Recently I’ve found myself watching the vlog brothers on youtube now and again. The way John Green talks about his life and the struggles of his daily life help in the sea of anxiety. His bits about his book sparked my interest and I ordered it. I worried it wouldn’t be able to sit down and read it as it’s been hard for me to find the headspace for reading, but just one page of introduction sucked me into the book like very few books in my life have done.
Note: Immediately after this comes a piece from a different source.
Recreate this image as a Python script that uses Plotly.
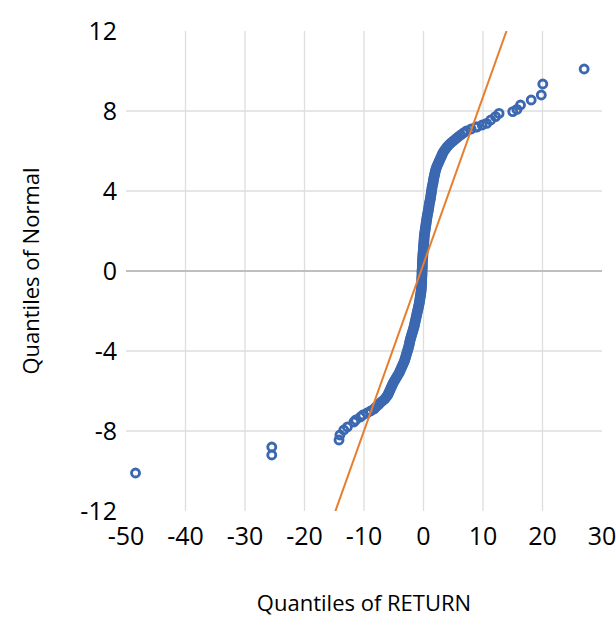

The Anthropocene reviewed is a quiet kind of beautiful. John Green’s honest short essays are eloquently written and show a soft beauty in the world without sounding optimistic. He is beautifully honest about struggles in mental health in a way that neither romantesizes nor demonises it. Green talks honestly about struggles in his life. He tells quiet truths about pain and depression, in a way we rarely acknowledge. He doesn’t make things seem easier or less painful than they are and manages to do this without bitterness or anger. He shares the stories and poems and lyrics that have helped him exist. Moreover he manages to do all this with a kind sense of humour and make you smile even while reading about the roughest of times in his life. I give the Anthropocene reviewed four and a half out of five stars.